** REQUIREMENT **
Leave out any picture and return the remaining listing below exactly as given.

** COLLECTED MATERIAL **
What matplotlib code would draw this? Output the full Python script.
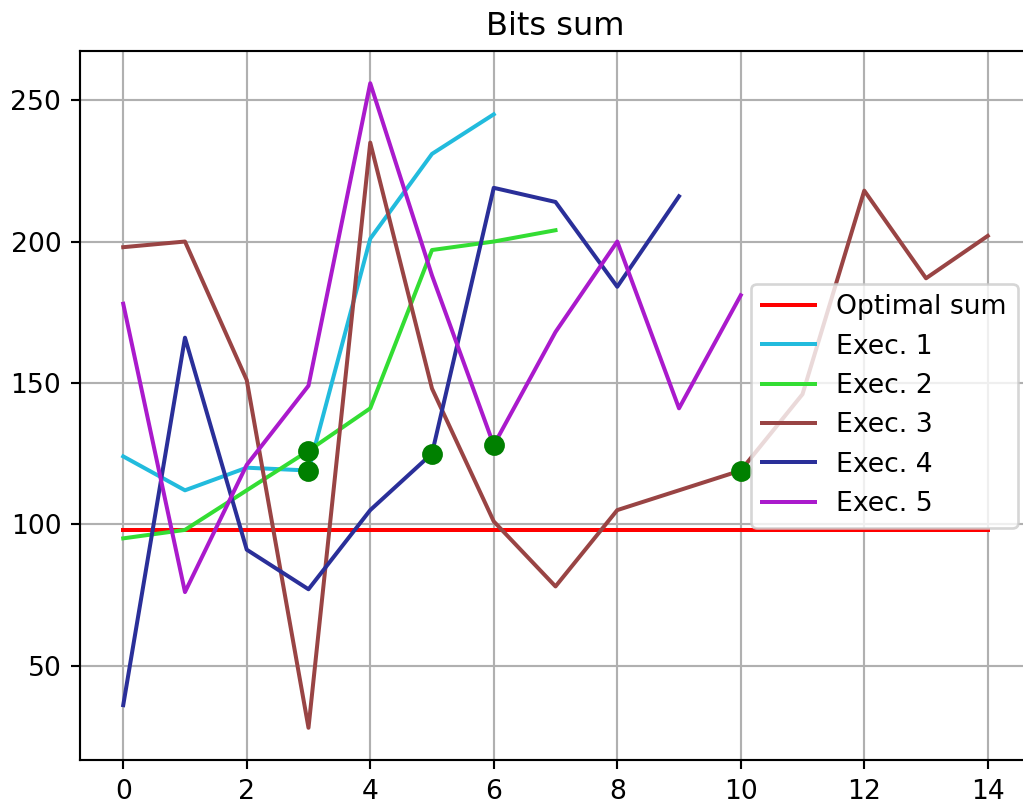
import matplotlib
matplotlib.use('Agg')
import matplotlib.pyplot as plt

# values
optimal = 98
n_points = 15
exec1 = [124, 112, 120, 119, 201, 231, 245]
exec2 = [95, 98, 112, 126, 141, 197, 200, 204]
exec3 = [198, 200, 151, 28, 235, 148, 101, 78, 105, 112, 119, 146, 218, 187, 202]
exec4 = [36, 166, 91, 77, 105, 125, 219, 214, 184, 216]
exec5 = [178, 76, 121, 149, 256, 188, 128, 168, 200, 141, 181]
found_x = [3, 3, 5, 6, 10]
found_y = [126, 119, 125, 128, 119]

labels = ['Exec. 1', 'Exec. 2', 'Exec. 3', 'Exec. 4', 'Exec. 5']
colors = ['#22bbdd', '#33dd33', '#994444', '#2a2f99', '#aa1acc']

dpi = 192
fig = plt.figure(figsize=(1023 / dpi, 803 / dpi), dpi=dpi)
ax = fig.add_axes([80 / 1023, 43 / 803, 951 / 1023, 709 / 803])

ax.plot(range(n_points), [optimal] * n_points, color='#ff0000', label='Optimal sum')
for data, label, color in zip([exec1, exec2, exec3, exec4, exec5], labels, colors):
    ax.plot(range(len(data)), data, color=color, label=label)
ax.plot(found_x, found_y, 'o', color='green', markersize=6.8)

ax.grid(True)
ax.set_xticks(range(0, 15, 2))
ax.set_yticks([50, 100, 150, 200, 250])
plt.title('Bits sum')
plt.legend(loc='center right')
plt.savefig('out.png', dpi=dpi)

** ANSWER TO THE PROBLEM **
What matplotlib code would draw this? Output the full Python script.
import matplotlib
matplotlib.use('Agg')
import matplotlib.pyplot as plt

# values
optimal = 98
n_points = 15
exec1 = [124, 112, 120, 119, 201, 231, 245]
exec2 = [95, 98, 112, 126, 141, 197, 200, 204]
exec3 = [198, 200, 151, 28, 235, 148, 101, 78, 105, 112, 119, 146, 218, 187, 202]
exec4 = [36, 166, 91, 77, 105, 125, 219, 214, 184, 216]
exec5 = [178, 76, 121, 149, 256, 188, 128, 168, 200, 141, 181]
found_x = [3, 3, 5, 6, 10]
found_y = [126, 119, 125, 128, 119]

labels = ['Exec. 1', 'Exec. 2', 'Exec. 3', 'Exec. 4', 'Exec. 5']
colors = ['#22bbdd', '#33dd33', '#994444', '#2a2f99', '#aa1acc']

dpi = 192
fig = plt.figure(figsize=(1023 / dpi, 803 / dpi), dpi=dpi)
ax = fig.add_axes([80 / 1023, 43 / 803, 951 / 1023, 709 / 803])

ax.plot(range(n_points), [optimal] * n_points, color='#ff0000', label='Optimal sum')
for data, label, color in zip([exec1, exec2, exec3, exec4, exec5], labels, colors):
    ax.plot(range(len(data)), data, color=color, label=label)
ax.plot(found_x, found_y, 'o', color='green', markersize=6.8)

ax.grid(True)
ax.set_xticks(range(0, 15, 2))
ax.set_yticks([50, 100, 150, 200, 250])
plt.title('Bits sum')
plt.legend(loc='center right')
plt.savefig('out.png', dpi=dpi)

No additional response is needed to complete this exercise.